> **Exercise instructions**
From the line with "Give me the TikZ source for this diagram." to the line with "(minute) at (820,159)", both included, repeat each line exactly and leave out the pictures.

* START Data provided *

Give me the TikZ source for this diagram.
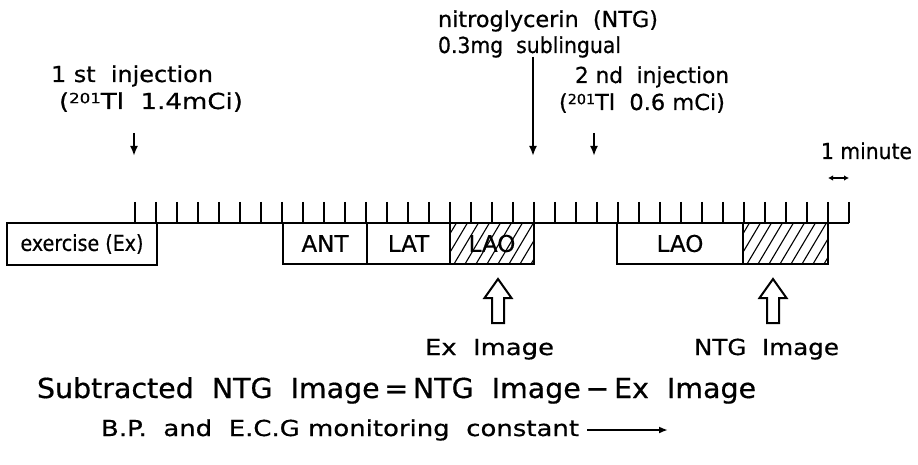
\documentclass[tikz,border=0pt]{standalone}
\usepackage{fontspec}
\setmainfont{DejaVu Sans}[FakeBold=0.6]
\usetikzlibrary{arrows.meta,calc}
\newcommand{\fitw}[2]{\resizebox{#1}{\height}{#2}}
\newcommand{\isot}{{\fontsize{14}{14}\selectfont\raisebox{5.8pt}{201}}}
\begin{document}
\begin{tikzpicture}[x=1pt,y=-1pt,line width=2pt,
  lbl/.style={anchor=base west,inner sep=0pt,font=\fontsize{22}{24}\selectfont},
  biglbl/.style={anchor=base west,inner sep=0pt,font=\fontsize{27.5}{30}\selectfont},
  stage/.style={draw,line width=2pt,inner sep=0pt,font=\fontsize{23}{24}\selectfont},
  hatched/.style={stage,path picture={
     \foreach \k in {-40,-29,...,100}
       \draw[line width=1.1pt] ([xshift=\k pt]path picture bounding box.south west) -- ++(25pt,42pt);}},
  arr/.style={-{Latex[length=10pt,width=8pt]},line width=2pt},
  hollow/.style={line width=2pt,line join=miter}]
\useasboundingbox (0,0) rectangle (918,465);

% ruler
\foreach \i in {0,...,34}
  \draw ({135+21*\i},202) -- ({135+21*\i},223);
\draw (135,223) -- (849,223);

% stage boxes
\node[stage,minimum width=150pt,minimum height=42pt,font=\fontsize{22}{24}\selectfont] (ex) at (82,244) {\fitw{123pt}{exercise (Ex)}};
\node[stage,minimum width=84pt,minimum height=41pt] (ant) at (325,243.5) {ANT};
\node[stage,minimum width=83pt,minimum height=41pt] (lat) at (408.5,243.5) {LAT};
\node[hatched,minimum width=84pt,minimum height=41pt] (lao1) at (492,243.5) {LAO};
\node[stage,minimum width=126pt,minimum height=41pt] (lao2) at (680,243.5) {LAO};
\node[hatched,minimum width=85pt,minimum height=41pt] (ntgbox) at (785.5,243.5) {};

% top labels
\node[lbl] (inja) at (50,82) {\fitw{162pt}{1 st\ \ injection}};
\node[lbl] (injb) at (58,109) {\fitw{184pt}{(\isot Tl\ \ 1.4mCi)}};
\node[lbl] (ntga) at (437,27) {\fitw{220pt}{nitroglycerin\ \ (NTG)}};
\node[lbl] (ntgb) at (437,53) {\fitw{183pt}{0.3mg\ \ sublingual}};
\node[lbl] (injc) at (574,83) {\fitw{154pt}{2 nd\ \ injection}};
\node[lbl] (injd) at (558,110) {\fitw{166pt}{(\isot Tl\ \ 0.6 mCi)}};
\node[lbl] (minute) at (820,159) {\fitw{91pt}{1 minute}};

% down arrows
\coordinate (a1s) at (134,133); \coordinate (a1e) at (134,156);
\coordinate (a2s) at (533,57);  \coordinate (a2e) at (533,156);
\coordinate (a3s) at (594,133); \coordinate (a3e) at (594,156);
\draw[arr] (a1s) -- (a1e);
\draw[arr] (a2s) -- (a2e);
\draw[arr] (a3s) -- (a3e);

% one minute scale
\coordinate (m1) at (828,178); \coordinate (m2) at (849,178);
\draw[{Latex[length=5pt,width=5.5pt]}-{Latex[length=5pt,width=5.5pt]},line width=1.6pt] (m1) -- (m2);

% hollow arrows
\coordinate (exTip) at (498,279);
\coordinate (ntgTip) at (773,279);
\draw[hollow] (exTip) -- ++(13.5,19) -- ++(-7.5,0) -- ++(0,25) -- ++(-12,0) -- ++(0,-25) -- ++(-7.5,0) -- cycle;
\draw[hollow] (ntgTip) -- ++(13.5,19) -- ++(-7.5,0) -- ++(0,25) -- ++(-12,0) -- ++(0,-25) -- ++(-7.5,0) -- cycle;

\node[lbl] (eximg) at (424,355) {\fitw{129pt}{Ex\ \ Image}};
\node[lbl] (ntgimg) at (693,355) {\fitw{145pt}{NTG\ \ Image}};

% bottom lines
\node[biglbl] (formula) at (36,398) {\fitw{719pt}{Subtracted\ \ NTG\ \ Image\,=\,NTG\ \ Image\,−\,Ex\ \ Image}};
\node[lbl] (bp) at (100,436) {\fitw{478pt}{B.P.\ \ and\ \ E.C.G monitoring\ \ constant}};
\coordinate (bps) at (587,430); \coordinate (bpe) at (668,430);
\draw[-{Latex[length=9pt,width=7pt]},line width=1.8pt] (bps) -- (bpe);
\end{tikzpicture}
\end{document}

* END Data provided *
* START Data provided *

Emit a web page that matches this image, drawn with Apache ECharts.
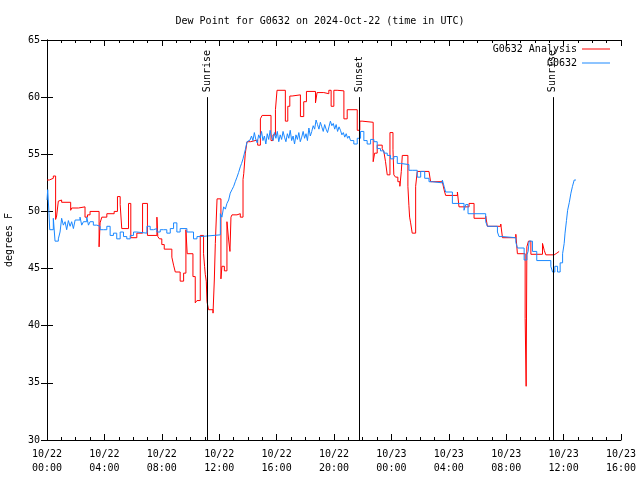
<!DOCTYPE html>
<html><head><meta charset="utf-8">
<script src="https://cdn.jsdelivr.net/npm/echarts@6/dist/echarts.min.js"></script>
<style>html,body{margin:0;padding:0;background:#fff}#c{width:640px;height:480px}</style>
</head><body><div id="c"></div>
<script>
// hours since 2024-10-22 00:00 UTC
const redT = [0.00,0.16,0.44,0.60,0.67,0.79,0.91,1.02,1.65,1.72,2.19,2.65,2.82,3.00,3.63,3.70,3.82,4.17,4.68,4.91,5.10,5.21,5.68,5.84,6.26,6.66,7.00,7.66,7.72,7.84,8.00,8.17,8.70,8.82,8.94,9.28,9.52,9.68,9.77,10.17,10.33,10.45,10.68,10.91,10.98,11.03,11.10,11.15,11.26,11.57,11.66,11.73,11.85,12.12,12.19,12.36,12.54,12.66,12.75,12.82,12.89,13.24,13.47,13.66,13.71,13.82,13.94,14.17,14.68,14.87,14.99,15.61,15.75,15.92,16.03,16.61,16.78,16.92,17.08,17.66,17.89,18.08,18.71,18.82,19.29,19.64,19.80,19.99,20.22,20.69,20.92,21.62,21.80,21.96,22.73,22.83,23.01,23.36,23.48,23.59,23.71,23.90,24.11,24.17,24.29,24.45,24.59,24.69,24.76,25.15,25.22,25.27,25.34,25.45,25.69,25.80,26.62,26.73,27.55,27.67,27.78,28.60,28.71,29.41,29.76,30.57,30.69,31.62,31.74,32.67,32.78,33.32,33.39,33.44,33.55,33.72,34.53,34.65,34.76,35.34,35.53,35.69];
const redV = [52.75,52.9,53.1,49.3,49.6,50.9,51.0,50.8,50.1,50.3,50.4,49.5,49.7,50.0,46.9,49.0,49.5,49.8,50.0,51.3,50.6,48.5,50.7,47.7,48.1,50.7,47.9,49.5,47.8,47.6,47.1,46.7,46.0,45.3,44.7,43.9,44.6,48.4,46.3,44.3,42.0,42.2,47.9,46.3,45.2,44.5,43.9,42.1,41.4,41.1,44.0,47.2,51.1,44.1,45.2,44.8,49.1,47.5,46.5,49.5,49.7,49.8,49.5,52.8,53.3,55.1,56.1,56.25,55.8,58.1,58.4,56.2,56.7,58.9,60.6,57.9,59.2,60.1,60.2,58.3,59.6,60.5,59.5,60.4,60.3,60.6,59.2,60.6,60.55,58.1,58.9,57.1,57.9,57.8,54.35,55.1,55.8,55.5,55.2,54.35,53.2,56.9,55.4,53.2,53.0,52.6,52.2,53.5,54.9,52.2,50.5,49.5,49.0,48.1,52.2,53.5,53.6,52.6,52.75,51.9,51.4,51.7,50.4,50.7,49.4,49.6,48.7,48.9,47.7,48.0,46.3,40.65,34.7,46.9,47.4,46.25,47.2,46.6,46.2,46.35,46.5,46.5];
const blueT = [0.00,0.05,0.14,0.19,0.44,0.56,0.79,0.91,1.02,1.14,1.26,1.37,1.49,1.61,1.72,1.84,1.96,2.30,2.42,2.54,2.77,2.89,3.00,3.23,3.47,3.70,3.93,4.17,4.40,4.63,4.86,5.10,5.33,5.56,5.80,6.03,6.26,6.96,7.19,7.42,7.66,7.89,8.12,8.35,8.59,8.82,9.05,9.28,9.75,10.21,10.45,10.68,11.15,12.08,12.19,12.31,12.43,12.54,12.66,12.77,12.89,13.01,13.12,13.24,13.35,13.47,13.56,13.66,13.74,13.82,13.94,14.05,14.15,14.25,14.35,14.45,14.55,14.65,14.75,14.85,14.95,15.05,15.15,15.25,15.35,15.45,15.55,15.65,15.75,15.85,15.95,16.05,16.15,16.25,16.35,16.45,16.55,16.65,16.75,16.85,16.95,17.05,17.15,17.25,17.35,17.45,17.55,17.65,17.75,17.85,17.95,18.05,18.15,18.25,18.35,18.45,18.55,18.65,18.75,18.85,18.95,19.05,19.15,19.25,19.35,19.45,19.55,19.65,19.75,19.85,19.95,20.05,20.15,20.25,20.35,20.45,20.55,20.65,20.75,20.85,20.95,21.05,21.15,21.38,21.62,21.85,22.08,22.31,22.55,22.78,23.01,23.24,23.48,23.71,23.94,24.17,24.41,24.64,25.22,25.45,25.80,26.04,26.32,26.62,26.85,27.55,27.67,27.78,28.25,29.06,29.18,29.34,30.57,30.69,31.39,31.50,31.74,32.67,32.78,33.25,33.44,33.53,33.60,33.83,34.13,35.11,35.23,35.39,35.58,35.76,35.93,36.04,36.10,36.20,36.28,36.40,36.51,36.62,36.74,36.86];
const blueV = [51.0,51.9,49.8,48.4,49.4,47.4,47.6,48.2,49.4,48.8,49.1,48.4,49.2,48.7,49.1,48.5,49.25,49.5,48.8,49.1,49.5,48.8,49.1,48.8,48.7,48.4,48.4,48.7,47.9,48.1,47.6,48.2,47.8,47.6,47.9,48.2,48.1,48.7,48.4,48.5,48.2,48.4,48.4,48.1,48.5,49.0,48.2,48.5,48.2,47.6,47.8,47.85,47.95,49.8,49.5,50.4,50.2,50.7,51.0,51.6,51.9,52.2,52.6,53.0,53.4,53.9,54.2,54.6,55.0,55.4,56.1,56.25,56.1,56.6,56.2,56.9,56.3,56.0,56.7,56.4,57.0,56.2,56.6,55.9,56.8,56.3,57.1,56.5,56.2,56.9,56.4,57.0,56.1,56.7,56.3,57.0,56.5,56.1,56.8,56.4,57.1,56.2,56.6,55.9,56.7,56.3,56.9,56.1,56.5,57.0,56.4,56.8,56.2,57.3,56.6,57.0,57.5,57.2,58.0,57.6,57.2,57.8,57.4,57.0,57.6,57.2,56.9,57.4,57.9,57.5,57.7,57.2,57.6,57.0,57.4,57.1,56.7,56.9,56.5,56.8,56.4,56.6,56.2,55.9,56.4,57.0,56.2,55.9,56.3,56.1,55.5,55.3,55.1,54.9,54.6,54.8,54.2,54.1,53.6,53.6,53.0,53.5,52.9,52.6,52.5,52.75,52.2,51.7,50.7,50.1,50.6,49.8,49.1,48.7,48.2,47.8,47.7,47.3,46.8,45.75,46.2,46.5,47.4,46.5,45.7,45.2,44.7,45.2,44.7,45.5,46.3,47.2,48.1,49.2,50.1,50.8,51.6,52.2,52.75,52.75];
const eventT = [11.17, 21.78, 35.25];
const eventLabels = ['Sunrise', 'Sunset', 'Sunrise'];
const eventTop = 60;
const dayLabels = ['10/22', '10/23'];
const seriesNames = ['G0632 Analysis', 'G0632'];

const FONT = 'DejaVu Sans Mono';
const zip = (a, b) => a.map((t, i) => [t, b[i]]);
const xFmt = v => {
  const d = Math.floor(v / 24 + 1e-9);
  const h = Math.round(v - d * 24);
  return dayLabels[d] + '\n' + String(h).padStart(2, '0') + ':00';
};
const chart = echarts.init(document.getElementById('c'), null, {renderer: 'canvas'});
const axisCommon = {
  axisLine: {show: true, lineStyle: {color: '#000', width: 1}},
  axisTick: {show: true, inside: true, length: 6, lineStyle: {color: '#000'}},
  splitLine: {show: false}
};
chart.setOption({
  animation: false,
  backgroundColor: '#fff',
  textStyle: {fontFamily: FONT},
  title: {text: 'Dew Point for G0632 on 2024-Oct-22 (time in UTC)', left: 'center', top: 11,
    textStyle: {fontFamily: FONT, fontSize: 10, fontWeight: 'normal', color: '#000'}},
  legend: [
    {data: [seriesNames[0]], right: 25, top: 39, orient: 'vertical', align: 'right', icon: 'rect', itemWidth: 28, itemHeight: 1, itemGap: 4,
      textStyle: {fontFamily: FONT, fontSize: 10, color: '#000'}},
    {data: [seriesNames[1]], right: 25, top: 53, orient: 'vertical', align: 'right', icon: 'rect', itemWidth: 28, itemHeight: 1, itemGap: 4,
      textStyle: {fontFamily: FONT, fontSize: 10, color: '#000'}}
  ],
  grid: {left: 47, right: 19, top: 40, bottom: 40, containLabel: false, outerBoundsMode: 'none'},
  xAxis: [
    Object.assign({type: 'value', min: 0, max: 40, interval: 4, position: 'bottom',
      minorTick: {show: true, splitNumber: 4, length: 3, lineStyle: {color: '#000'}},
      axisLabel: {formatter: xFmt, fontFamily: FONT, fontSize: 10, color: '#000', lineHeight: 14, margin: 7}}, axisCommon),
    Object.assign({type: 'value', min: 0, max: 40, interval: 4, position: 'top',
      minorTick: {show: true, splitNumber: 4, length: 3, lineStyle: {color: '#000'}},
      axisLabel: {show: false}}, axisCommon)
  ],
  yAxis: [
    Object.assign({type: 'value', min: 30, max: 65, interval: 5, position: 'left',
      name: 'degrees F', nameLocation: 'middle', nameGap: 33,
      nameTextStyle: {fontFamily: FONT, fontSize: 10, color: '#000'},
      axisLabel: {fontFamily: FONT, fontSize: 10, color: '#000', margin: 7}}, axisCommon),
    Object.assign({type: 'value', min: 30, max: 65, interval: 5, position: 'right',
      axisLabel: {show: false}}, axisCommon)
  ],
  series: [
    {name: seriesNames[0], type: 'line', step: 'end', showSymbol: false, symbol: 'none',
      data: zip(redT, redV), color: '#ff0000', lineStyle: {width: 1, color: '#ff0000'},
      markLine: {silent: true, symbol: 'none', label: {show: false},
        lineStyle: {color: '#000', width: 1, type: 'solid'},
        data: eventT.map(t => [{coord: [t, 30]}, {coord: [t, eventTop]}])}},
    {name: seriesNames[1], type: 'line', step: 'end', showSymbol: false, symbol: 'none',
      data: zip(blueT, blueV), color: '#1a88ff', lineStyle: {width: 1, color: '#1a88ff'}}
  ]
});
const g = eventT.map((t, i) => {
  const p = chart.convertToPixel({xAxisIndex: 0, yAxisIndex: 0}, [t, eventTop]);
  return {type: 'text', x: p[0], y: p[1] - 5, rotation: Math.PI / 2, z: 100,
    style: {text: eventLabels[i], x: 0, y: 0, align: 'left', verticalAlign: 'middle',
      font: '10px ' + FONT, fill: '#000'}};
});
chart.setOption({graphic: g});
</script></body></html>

* END Data provided *

> **Solution below**
Give me the TikZ source for this diagram.
\documentclass[tikz,border=0pt]{standalone}
\usepackage{fontspec}
\setmainfont{DejaVu Sans}[FakeBold=0.6]
\usetikzlibrary{arrows.meta,calc}
\newcommand{\fitw}[2]{\resizebox{#1}{\height}{#2}}
\newcommand{\isot}{{\fontsize{14}{14}\selectfont\raisebox{5.8pt}{201}}}
\begin{document}
\begin{tikzpicture}[x=1pt,y=-1pt,line width=2pt,
  lbl/.style={anchor=base west,inner sep=0pt,font=\fontsize{22}{24}\selectfont},
  biglbl/.style={anchor=base west,inner sep=0pt,font=\fontsize{27.5}{30}\selectfont},
  stage/.style={draw,line width=2pt,inner sep=0pt,font=\fontsize{23}{24}\selectfont},
  hatched/.style={stage,path picture={
     \foreach \k in {-40,-29,...,100}
       \draw[line width=1.1pt] ([xshift=\k pt]path picture bounding box.south west) -- ++(25pt,42pt);}},
  arr/.style={-{Latex[length=10pt,width=8pt]},line width=2pt},
  hollow/.style={line width=2pt,line join=miter}]
\useasboundingbox (0,0) rectangle (918,465);

% ruler
\foreach \i in {0,...,34}
  \draw ({135+21*\i},202) -- ({135+21*\i},223);
\draw (135,223) -- (849,223);

% stage boxes
\node[stage,minimum width=150pt,minimum height=42pt,font=\fontsize{22}{24}\selectfont] (ex) at (82,244) {\fitw{123pt}{exercise (Ex)}};
\node[stage,minimum width=84pt,minimum height=41pt] (ant) at (325,243.5) {ANT};
\node[stage,minimum width=83pt,minimum height=41pt] (lat) at (408.5,243.5) {LAT};
\node[hatched,minimum width=84pt,minimum height=41pt] (lao1) at (492,243.5) {LAO};
\node[stage,minimum width=126pt,minimum height=41pt] (lao2) at (680,243.5) {LAO};
\node[hatched,minimum width=85pt,minimum height=41pt] (ntgbox) at (785.5,243.5) {};

% top labels
\node[lbl] (inja) at (50,82) {\fitw{162pt}{1 st\ \ injection}};
\node[lbl] (injb) at (58,109) {\fitw{184pt}{(\isot Tl\ \ 1.4mCi)}};
\node[lbl] (ntga) at (437,27) {\fitw{220pt}{nitroglycerin\ \ (NTG)}};
\node[lbl] (ntgb) at (437,53) {\fitw{183pt}{0.3mg\ \ sublingual}};
\node[lbl] (injc) at (574,83) {\fitw{154pt}{2 nd\ \ injection}};
\node[lbl] (injd) at (558,110) {\fitw{166pt}{(\isot Tl\ \ 0.6 mCi)}};
\node[lbl] (minute) at (820,159) {\fitw{91pt}{1 minute}};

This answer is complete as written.